Some time in the late 1980s I was in Westwood Village, which is the part of L.A. just south of UCLA. It had been a big entertainment district, the place to be on Friday and Saturday Night, but was in a steep decline. Most of the fancy stores and restaurants had gone, things were dirty, and most of the pedestrians were lost souls. I was among them, since I was taking the bus from my unsuccessful psychotherapist back to my grimy Hollywood apartment.

It was maybe 9 pm, cold and blustery, and the first drops of rain were moistening the blowing trash so it stuck to people and objects unpleasantly. Coming up towards the bus stop, I came upon this scene:

In the doorway to an office building, one of the local homeless poor had set up camp. He was about 35, dressed in what had once been a decent suit which was torn and stained and shedding buttons. He himself had a mop of blonde hair and a dirty face wreathed in a joyous smile. He had a boom box going full blast and was singing along lustily, with a cap on the ground in hopes that someone would reward this piece of impromptu street karaoke.

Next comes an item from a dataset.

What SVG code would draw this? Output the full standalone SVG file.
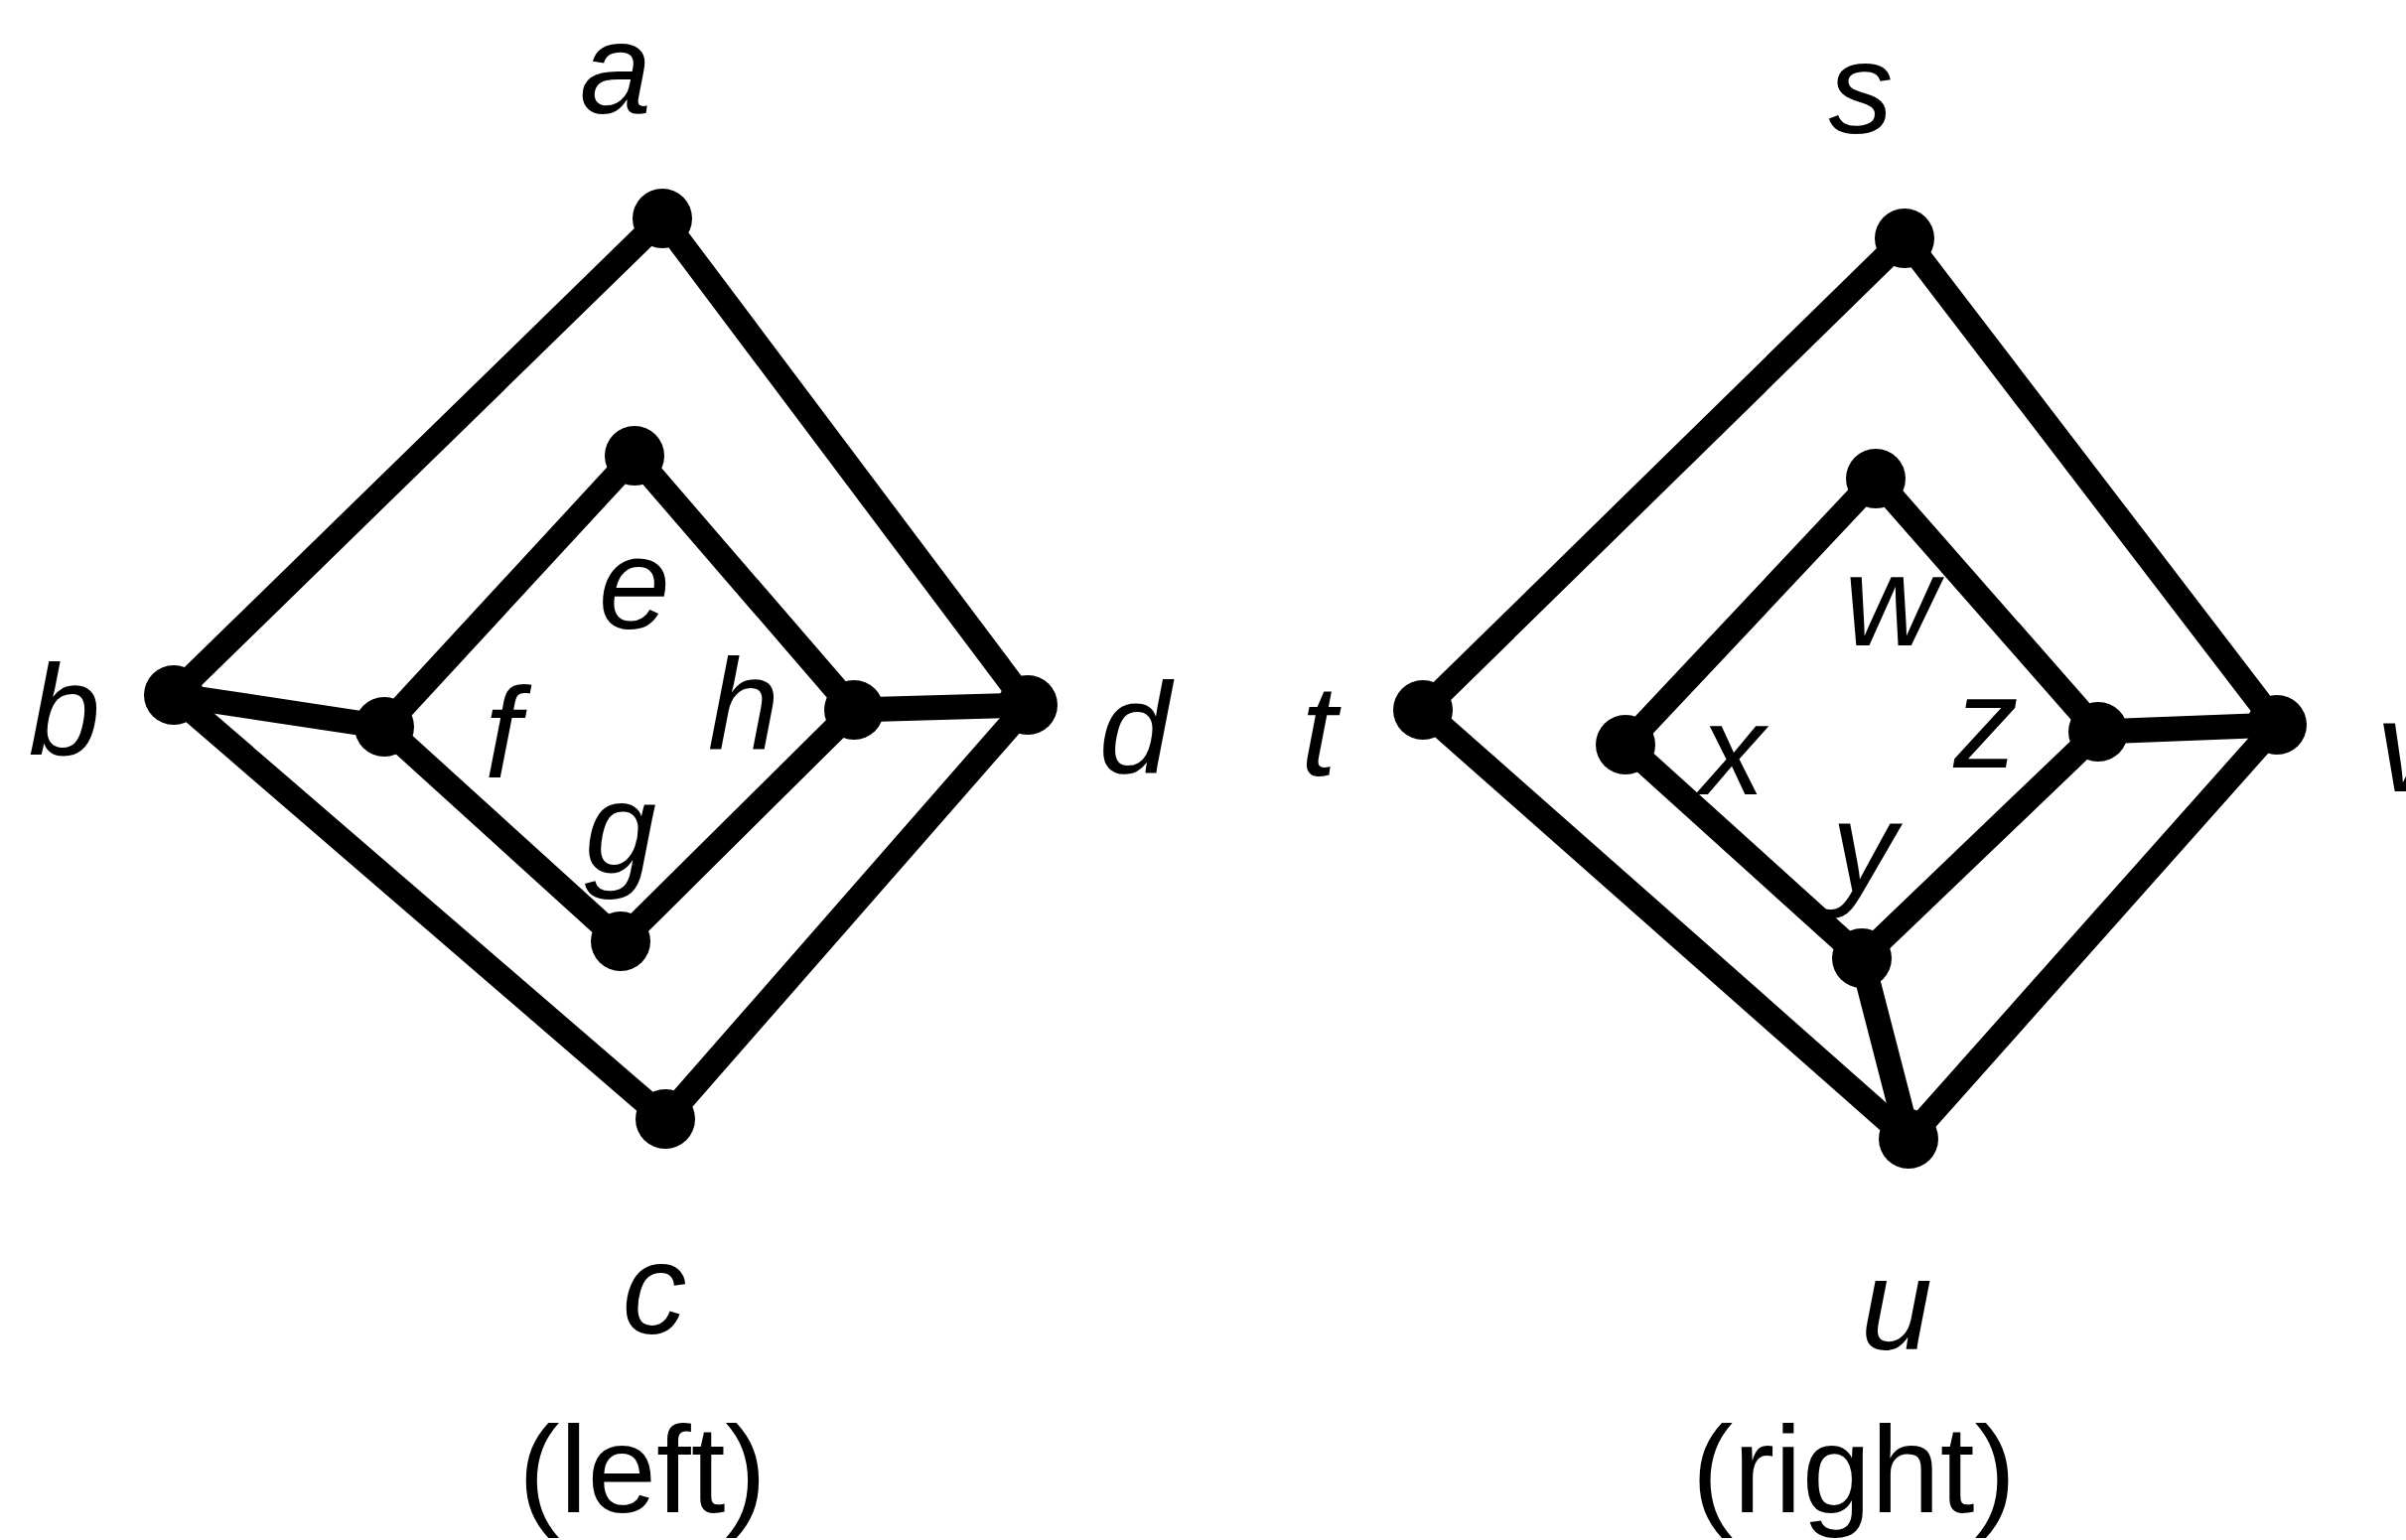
<svg xmlns="http://www.w3.org/2000/svg" width="2423" height="1551" viewBox="0 0 2423 1551">
<style>
.e{stroke:#000;stroke-width:25;stroke-linecap:round;fill:none}
.n{fill:#000}
.l{font-family:"Liberation Sans",Arial,sans-serif;font-style:italic;font-size:130px;fill:#000;text-anchor:middle}
.c{font-family:"Liberation Sans",Arial,sans-serif;font-size:125px;fill:#000;text-anchor:middle}
</style>
<rect width="2423" height="1551" fill="#fff"/>
<g id="connectors">
<line class="e" x1="667" y1="220" x2="175" y2="700"/>
<line class="e" x1="667" y1="220" x2="1035" y2="710"/>
<line class="e" x1="175" y1="700" x2="670" y2="1127"/>
<line class="e" x1="1035" y1="710" x2="670" y2="1127"/>
<line class="e" x1="175" y1="700" x2="387" y2="732"/>
<line class="e" x1="1035" y1="710" x2="860" y2="715"/>
<line class="e" x1="639" y1="459" x2="387" y2="732"/>
<line class="e" x1="639" y1="459" x2="860" y2="715"/>
<line class="e" x1="387" y1="732" x2="625" y2="948"/>
<line class="e" x1="860" y1="715" x2="625" y2="948"/>
<line class="e" x1="1918" y1="240" x2="1433" y2="715"/>
<line class="e" x1="1918" y1="240" x2="2293" y2="730"/>
<line class="e" x1="1433" y1="715" x2="1922" y2="1147"/>
<line class="e" x1="2293" y1="730" x2="1922" y2="1147"/>
<line class="e" x1="1889" y1="482" x2="1637" y2="750"/>
<line class="e" x1="1889" y1="482" x2="2113" y2="737"/>
<line class="e" x1="1637" y1="750" x2="1875" y2="965"/>
<line class="e" x1="2113" y1="737" x2="1875" y2="965"/>
<line class="e" x1="2113" y1="737" x2="2293" y2="730"/>
<line class="e" x1="1875" y1="965" x2="1922" y2="1147"/>
</g>
<g id="node-a"><circle class="n" cx="667" cy="220" r="30"/><text class="l" x="620" y="114">a</text></g>
<g id="node-b"><circle class="n" cx="175" cy="700" r="30"/><text class="l" x="65" y="760">b</text></g>
<g id="node-c"><circle class="n" cx="670" cy="1127" r="30"/><text class="l" x="659" y="1343">c</text></g>
<g id="node-d"><circle class="n" cx="1035" cy="710" r="30"/><text class="l" x="1143" y="778">d</text></g>
<g id="node-e"><circle class="n" cx="639" cy="459" r="30"/><text class="l" x="639" y="633">e</text></g>
<g id="node-f"><circle class="n" cx="387" cy="732" r="30"/><text class="l" x="506" y="783">f</text></g>
<g id="node-g"><circle class="n" cx="625" cy="948" r="30"/><text class="l" x="625" y="879">g</text></g>
<g id="node-h"><circle class="n" cx="860" cy="715" r="30"/><text class="l" x="749" y="754">h</text></g>
<g id="node-s"><circle class="n" cx="1918" cy="240" r="30"/><text class="l" x="1874" y="134">s</text></g>
<g id="node-t"><circle class="n" cx="1433" cy="715" r="30"/><text class="l" x="1328" y="781">t</text></g>
<g id="node-u"><circle class="n" cx="1922" cy="1147" r="30"/><text class="l" x="1910" y="1359">u</text></g>
<g id="node-v"><circle class="n" cx="2293" cy="730" r="30"/><text class="l" x="2393" y="797" style="text-anchor:start">v</text></g>
<g id="node-w"><circle class="n" cx="1889" cy="482" r="30"/><text class="l" x="1904" y="650">w</text></g>
<g id="node-x"><circle class="n" cx="1637" cy="750" r="30"/><text class="l" x="1745" y="800">x</text></g>
<g id="node-y"><circle class="n" cx="1875" cy="965" r="30"/><text class="l" x="1877" y="898">y</text></g>
<g id="node-z"><circle class="n" cx="2113" cy="737" r="30"/><text class="l" x="2000" y="773">z</text></g>
<text class="c" x="647" y="1523">(left)</text>
<text class="c" x="1867" y="1523">(right)</text>
</svg>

The song he was performing? Barry Manilow’s 1976 hit “Looks Like We Made It“.

I still wonder about that guy. He certainly wasn’t seeing the dingy, damp, urban failure in front of him, or the RTD bus or the other bums or me in my jeans & jacket & backpack looking at him in horror. He was in heaven, maybe onstage in Vegas. Maybe he even was Barry. Looks like we maaaaaaaade it! I wonder what happened to him?

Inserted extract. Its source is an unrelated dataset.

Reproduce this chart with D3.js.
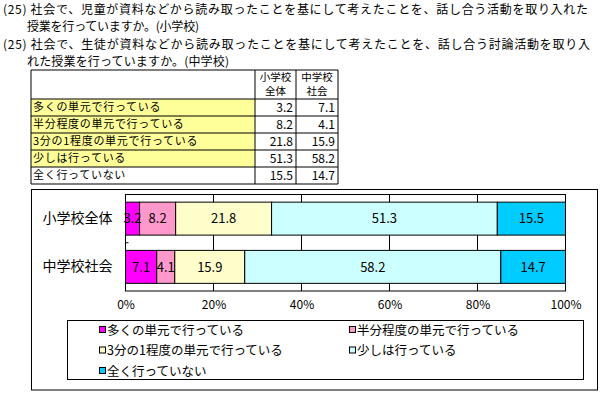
<!DOCTYPE html>
<html>
<head>
<meta charset="utf-8">
<script src="https://cdn.jsdelivr.net/npm/d3@7"></script>
<style>
  body { margin: 0; background: #fff; }
  svg { display: block; font-family: "Noto Sans CJK JP", "Noto Sans", sans-serif; }
</style>
</head>
<body>
<div id="chart"></div>
<script>
// data
var titleLines = [
  "(25) 社会で、児童が資料などから読み取ったことを基にして考えたことを、話し合う活動を取り入れた",
  "授業を行っていますか。(小学校)",
  "(25) 社会で、生徒が資料などから読み取ったことを基にして考えたことを、話し合う討論活動を取り入",
  "れた授業を行っていますか。(中学校)"
];
var categories = ["小学校全体", "中学校社会"];
var tableHeaders = [["小学校", "全体"], ["中学校", "社会"]];
var seriesNames = [
  "多くの単元で行っている",
  "半分程度の単元で行っている",
  "3分の1程度の単元で行っている",
  "少しは行っている",
  "全く行っていない"
];
var elementary = [3.2, 8.2, 21.8, 51.3, 15.5];
var juniorHigh = [7.1, 4.1, 15.9, 58.2, 14.7];
var xTicks = [0, 20, 40, 60, 80, 100];
var colors = ["#ff00ff", "#ff99cc", "#ffffcc", "#ccffff", "#00ccff"];

var W = 602, H = 397;
var svg = d3.select("#chart").append("svg")
  .attr("width", W).attr("height", H);

// Title lines
var titlePos = [[3, 14, 585], [27, 31, 172], [3, 49, 587], [27, 66, 202]];
titleLines.forEach(function(t, i) {
  svg.append("text")
    .attr("x", titlePos[i][0]).attr("y", titlePos[i][1])
    .attr("font-size", 12).attr("fill", "#000")
    .attr("textLength", titlePos[i][2]).attr("lengthAdjust", "spacing")
    .text(t);
});

// Table
var tbl = { left: 31, c1: 255, c2: 296, right: 338, top: 70, headH: 29, rowH: 17 };
var tg = svg.append("g");
var rowTop = function(i) { return tbl.top + tbl.headH + i * tbl.rowH; };
seriesNames.forEach(function(name, i) {
  if (i < 4) {
    tg.append("rect").attr("x", tbl.left).attr("y", rowTop(i))
      .attr("width", tbl.c1 - tbl.left).attr("height", tbl.rowH)
      .attr("fill", "#ffff99");
  }
  tg.append("text").attr("x", tbl.left + 2).attr("y", rowTop(i) + tbl.rowH / 2)
    .attr("dy", "0.36em").attr("font-size", 11).attr("letter-spacing", 0.7).text(name);
  tg.append("text").attr("x", tbl.c2 - 3).attr("y", rowTop(i) + tbl.rowH / 2)
    .attr("dy", "0.36em").attr("font-size", 12).attr("text-anchor", "end")
    .text(elementary[i].toFixed(1));
  tg.append("text").attr("x", tbl.right - 3).attr("y", rowTop(i) + tbl.rowH / 2)
    .attr("dy", "0.36em").attr("font-size", 12).attr("text-anchor", "end")
    .text(juniorHigh[i].toFixed(1));
});
tableHeaders.forEach(function(h, j) {
  var cx = j === 0 ? (tbl.c1 + tbl.c2) / 2 : (tbl.c2 + tbl.right) / 2;
  h.forEach(function(s, k) {
    tg.append("text").attr("x", cx).attr("y", tbl.top + 7.5 + k * 14)
      .attr("dy", "0.36em").attr("font-size", 10.5).attr("text-anchor", "middle").text(s);
  });
});
// table lines
var tBottom = rowTop(seriesNames.length);
var hLines = [tbl.top, tbl.top + tbl.headH].concat(seriesNames.map(function(d, i) { return rowTop(i + 1); }));
hLines.forEach(function(yy) {
  tg.append("line").attr("x1", tbl.left).attr("x2", tbl.right).attr("y1", yy).attr("y2", yy)
    .attr("stroke", "#000");
});
[tbl.left, tbl.c1, tbl.c2, tbl.right].forEach(function(xx) {
  tg.append("line").attr("x1", xx).attr("x2", xx).attr("y1", tbl.top).attr("y2", tBottom)
    .attr("stroke", "#000");
});

// Chart frame
svg.append("rect").attr("x", 31.5).attr("y", 189.5).attr("width", 566).attr("height", 200.5)
  .attr("fill", "#fff").attr("stroke", "#000");

var margin = { left: 125.5, top: 194.5 };
var width = 440, height = 96.5;
var g = svg.append("g").attr("transform", "translate(" + margin.left + "," + margin.top + ")");

var x = d3.scaleLinear().domain([0, 100]).range([0, width]);
var y = d3.scaleBand().domain(categories).range([0, height])
  .paddingInner(0.317).paddingOuter(0.1585);

// gridlines
g.selectAll(".grid").data(xTicks).enter().append("line")
  .attr("x1", d => x(d)).attr("x2", d => x(d))
  .attr("y1", 0).attr("y2", height)
  .attr("stroke", "#000");

// stacked bars
var rows = categories.map(function(c, i) {
  var vals = i === 0 ? elementary : juniorHigh;
  var o = { cat: c };
  seriesNames.forEach(function(s, k) { o[s] = vals[k]; });
  return o;
});
var stack = d3.stack().keys(seriesNames)(rows);
stack.forEach(function(layer, k) {
  layer.forEach(function(seg) {
    g.append("rect")
      .attr("x", x(seg[0])).attr("y", y(seg.data.cat))
      .attr("width", x(seg[1]) - x(seg[0])).attr("height", y.bandwidth())
      .attr("fill", colors[k]).attr("stroke", "#000");
  });
});
stack.forEach(function(layer, k) {
  layer.forEach(function(seg) {
    g.append("text")
      .attr("x", x((seg[0] + seg[1]) / 2)).attr("y", y(seg.data.cat) + y.bandwidth() / 2)
      .attr("dy", "0.36em").attr("text-anchor", "middle").attr("font-size", 13)
      .text(seg.data[seriesNames[k]].toFixed(1));
  });
});

// plot border
g.append("rect").attr("x", 0).attr("y", 0).attr("width", width).attr("height", height)
  .attr("fill", "none").attr("stroke", "#000");

// category tick between bands
var midTick = y(categories[0]) + y.bandwidth() + y.step() * y.paddingInner() / 2;
g.append("line").attr("x1", 0).attr("x2", 3).attr("y1", midTick).attr("y2", midTick)
  .attr("stroke", "#000");

// axes
var xAxis = d3.axisBottom(x).tickValues(xTicks).tickFormat(d => d + "%")
  .tickSize(0).tickPadding(9);
g.append("g").attr("transform", "translate(0," + height + ")").call(xAxis)
  .call(a => a.select(".domain").remove())
  .selectAll("text").attr("font-size", 12).attr("fill", "#000")
  .attr("font-family", "'Noto Sans CJK JP', sans-serif");

var yAxis = d3.axisLeft(y).tickSize(0).tickPadding(13);
g.append("g").call(yAxis)
  .call(a => a.select(".domain").remove())
  .selectAll("text").attr("font-size", 14).attr("fill", "#000")
  .attr("font-family", "'Noto Sans CJK JP', sans-serif");

// legend
var lg = svg.append("g");
lg.append("rect").attr("x", 67.5).attr("y", 320.5).attr("width", 516).attr("height", 59)
  .attr("fill", "#fff").attr("stroke", "#000");
var legX = [99, 349], legY = [330, 350.5, 371];
seriesNames.forEach(function(s, i) {
  var lx = legX[i % 2], ly = legY[Math.floor(i / 2)];
  lg.append("rect").attr("x", lx + 0.5).attr("y", ly - 3.5).attr("width", 6).attr("height", 6)
    .attr("fill", colors[i]).attr("stroke", "#000");
  lg.append("text").attr("x", lx + 8).attr("y", ly).attr("dy", "0.36em")
    .attr("font-size", 12.5).text(s);
});
</script>
</body>
</html>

Patio Nights: Bad boys, bad boys

Some of you might remember the strange doings in the insurance office upstairs from the patio. The youngish woman who’s apparently the daughter of the insurance agent using the office at night, lots of comings and goings of obviously freaked out addicts, bad scenes with people waving knives and yelling and kicking things. We were on the verge of calling the cops, mostly because she had her young son around for all this fun and because there are a lot of children on the patio who really shouldn’t have to deal with tweakers flailing about waving sharpened screwdrivers.

And then it all stopped. She still showed up but seemed to be doing legit daytime business stuff, and had a guy with her who looked like he had a job and was nice to the kid, and I thought “well good, she stopped dealing”.

Last night she was there with That Guy Who Gets Arrested On Cops, and they were playing yell at each other and slam the door for an hour or so. It wasn’t clear what was going on, but we started to wonder if she was trying to leave and he kept slamming the door on her. Or whether the quiet bits meant that she was being strangled. Or whether the kid was there. Around the time we were thinking seriously we should call the cops, the door opened and Loser Boy appeared. His first act was to dump a cup of ice from the second floor balcony on to bruisedhips which was a mistake, because that’s when the cops got called.

They showed up in about 30 seconds and were oddly casual. While both of them were talking to her inside, Arrest-Me-Now popped off his keychain, slipped down the stairs, and disappeared. Sierra pointed out that he probably lost the keychain so he could hop the fence in back more easily, because Sierra is O.G. from H.B. and thinks that way. Obviously Bluto didn’t want to talk to any cops at length last night.

No idea what happened to her. Part of me sympathizes with her obviously wretched life and wants Things To Get Better, but considering what she’s putting her kid through it might be better if she spent some time in the snicker while Grampa raised Junior. Whatever’s going on, it’s not the six-year-old’s fault.

I’m mostly a small-L libertarian about “drugs”, but speed is such a terrible, terrible thing.

Door to Door (slight return)

Another college guy showed up at the door with the exact same spiel.

ME: You guys already hit me up.

HIM: It’s not what you think, we’re not selling magazines.

ME: Right, you’re selling books!

HIM: …yes. Did he have something like… ::shows brochure::

ME: Right, exactly. Books for kids, in the hospital.

HIM: Well, crap. I’m just around the corner on Francisco. No one around here is in my class! What the heck?

There’s a pause and the poor guy looks genuinely lost.

ME: I’m not sure he was at UCLA like you. Maybe he is at a different school that’s doing the fundraiser.

HIM: Oh man, yeah. Crap. Yeah.

ME: So, anyway, this area has had the pitch already. Sorry.